What was the outcome: The Information Commissioner ordered the Ministry Headquarters to disclose all 5 litigation guardian contracts with the names of litigation guardians and fee information left unredacted.

Decision 07/2024, Bermuda Police Service

What was requested: records relating to a legal advice report that the Assistant Commissioner of Police had sought in the context of a misconduct investigation that he was conducting.

In her Decision, the Information Commissioner: considered BPS’s refusal of access to the record on the basis that it contained priviledged legal advise, which is exempt under the PATI Act.

What was the outcome: the Information Commissioner affirmed that the BPS was justified in withholding access to the record.

Decision 08/2024, Bermuda Police Service

What was requested: records relating to non-disclosure agreements related to the execution of a search warrant.

In her Decision, the Information Commissioner: considered BPS’s failure to issue an internal review decision within 6-weeks of the Applicant asking for one.

What was the outcome: the Information Commissioner found that BPS did not issue an internal review decision to the Applicant within the 6-week timeline set out in the PATI Act. However, BPS issued an internal review decision during the Information Commissioner’s independent review. As a result, the Information Commissioner did not require BPS to take any further action in respect to this Decision.

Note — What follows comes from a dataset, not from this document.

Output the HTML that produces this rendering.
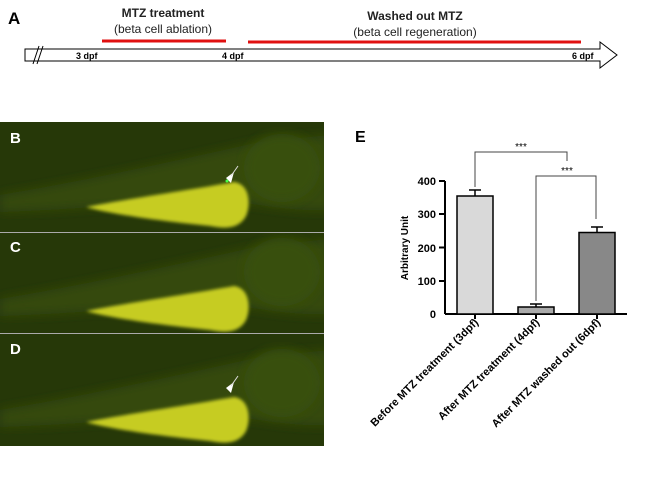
<!DOCTYPE html>
<html><head><style>body{margin:0;background:#fff;width:649px;height:473px;overflow:hidden}</style></head>
<body>
<svg width="649" height="473" viewBox="0 0 649 473" xmlns="http://www.w3.org/2000/svg" font-family="Liberation Sans, sans-serif">
<defs>
<filter id="b2"><feGaussianBlur stdDeviation="1.5"/></filter>
<filter id="b6"><feGaussianBlur stdDeviation="5"/></filter>
<clipPath id="cB"><rect x="0" y="122" width="324" height="110"/></clipPath>
<clipPath id="cC"><rect x="0" y="233" width="324" height="100"/></clipPath>
<clipPath id="cD"><rect x="0" y="334" width="324" height="112"/></clipPath>
<g id="fish">
<rect x="0" y="100" width="330" height="140" fill="#263808"/>
<path d="M0,195 C80,182 180,160 260,142 L330,135 L330,210 C280,212 250,200 200,200 C120,205 60,210 0,212 Z" fill="#34490e" filter="url(#b6)"/>
<ellipse cx="282" cy="168" rx="38" ry="34" fill="#38500f" filter="url(#b6)"/>
<path d="M86,207 C120,200 190,190 234,182 C250,184 251,205 246,216 C239,229 225,229 210,226 C160,221 110,214 86,207 Z" fill="#c6cc20" filter="url(#b2)"/>
</g>
</defs>
<text x="8" y="24" font-size="17" font-weight="bold">A</text>
<text x="163" y="17" font-size="12" text-anchor="middle" font-weight="bold" fill="#222">MTZ treatment</text>
<text x="163" y="33" font-size="12" text-anchor="middle" fill="#222">(beta cell ablation)</text>
<text x="415" y="20" font-size="12" text-anchor="middle" font-weight="bold" fill="#222">Washed out MTZ</text>
<text x="415" y="36" font-size="12" text-anchor="middle" fill="#222">(beta cell regeneration)</text>
<line x1="102" y1="41" x2="226" y2="41" stroke="#e01010" stroke-width="3"/>
<line x1="248" y1="42" x2="581" y2="42" stroke="#e01010" stroke-width="3"/>
<path d="M25,49 L600,49 L600,42 L617,55 L600,68 L600,61 L25,61 Z" fill="#fff" stroke="#000" stroke-width="1"/>
<line x1="33" y1="64" x2="39" y2="46" stroke="#000"/><line x1="37" y1="64" x2="43" y2="46" stroke="#000"/>
<text x="76" y="59" font-size="9" font-weight="bold">3 dpf</text>
<text x="222" y="59" font-size="9" font-weight="bold">4 dpf</text>
<text x="572" y="59" font-size="9" font-weight="bold">6 dpf</text>

<g clip-path="url(#cB)"><use href="#fish"/><polygon points="226,178 234,172 231,183" fill="#fff"/><line x1="231" y1="176" x2="238" y2="166" stroke="#ddd"/><circle cx="227" cy="181" r="1.5" fill="#4f4"/></g>
<g clip-path="url(#cC)"><use href="#fish" transform="translate(0,104)"/></g>
<g clip-path="url(#cD)"><use href="#fish" transform="translate(0,215)"/><polygon points="226,388 234,382 231,393" fill="#fff"/><line x1="231" y1="386" x2="238" y2="376" stroke="#ddd"/></g>
<line x1="0" y1="232.5" x2="324" y2="232.5" stroke="#aaa"/>
<line x1="0" y1="333.5" x2="324" y2="333.5" stroke="#aaa"/>
<text x="10" y="143" font-size="15" font-weight="bold" fill="#fff">B</text>
<text x="10" y="252" font-size="15" font-weight="bold" fill="#fff">C</text>
<text x="10" y="354" font-size="15" font-weight="bold" fill="#fff">D</text>

<text x="355" y="142" font-size="16" font-weight="bold">E</text>
<g stroke="#000" stroke-width="2">
<line x1="445" y1="181" x2="445" y2="314"/>
<line x1="445" y1="314" x2="627" y2="314"/>
<line x1="439" y1="181" x2="445" y2="181"/><line x1="439" y1="214" x2="445" y2="214"/>
<line x1="439" y1="247.5" x2="445" y2="247.5"/><line x1="439" y1="281" x2="445" y2="281"/>
<line x1="475" y1="314" x2="475" y2="319"/><line x1="536" y1="314" x2="536" y2="319"/><line x1="597" y1="314" x2="597" y2="319"/>
</g>
<g font-size="11" font-weight="bold" text-anchor="end">
<text x="436" y="185">400</text><text x="436" y="218">300</text><text x="436" y="252">200</text><text x="436" y="285">100</text><text x="436" y="318">0</text>
</g>
<text transform="translate(408,248) rotate(-90)" font-size="10" font-weight="bold" text-anchor="middle">Arbitrary Unit</text>
<g stroke="#000" stroke-width="1.5">
<line x1="475" y1="196" x2="475" y2="190"/><line x1="469" y1="190" x2="481" y2="190"/>
<line x1="536" y1="311" x2="536" y2="304"/><line x1="530" y1="304" x2="542" y2="304"/>
<line x1="597" y1="237" x2="597" y2="227"/><line x1="591" y1="227" x2="603" y2="227"/>
<rect x="457" y="196" width="36" height="118" fill="#d9d9d9"/>
<rect x="518" y="307" width="36" height="7" fill="#aaa"/>
<rect x="579" y="232.5" width="36" height="81.5" fill="#888"/>
</g>
<g stroke="#444" stroke-width="1" fill="none">
<polyline points="475,187 475,152 567,152 567,161"/>
<polyline points="536,301 536,176 596,176 596,219"/>
</g>
<text x="521" y="150" font-size="10" text-anchor="middle">***</text>
<text x="567" y="174" font-size="10" text-anchor="middle">***</text>
<g font-size="11" font-weight="bold" text-anchor="end">
<text transform="translate(479,323) rotate(-45)">Before MTZ treatment (3dpf)</text>
<text transform="translate(540,323) rotate(-45)">After MTZ treatment (4dpf)</text>
<text transform="translate(601,323) rotate(-45)">After MTZ washed out (6dpf)</text>
</g>
</svg>
</body></html>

The Applicant may now decide whether they want the Information Commissioner to conduct an independent review of the internal review decision issued to them.

Total applications: 313

Pending investigations: 45

Applications pending validation: 0

Closed reviews – decided: 193

Closed applications – resolved (settled): 35

Closed applications – invalid: 33

Closed applications – abandoned: 7

Decisions pending compliance: 14

No Information Commissioner’s Decision (or other request) was subject to judicial review as at 29 February 2024.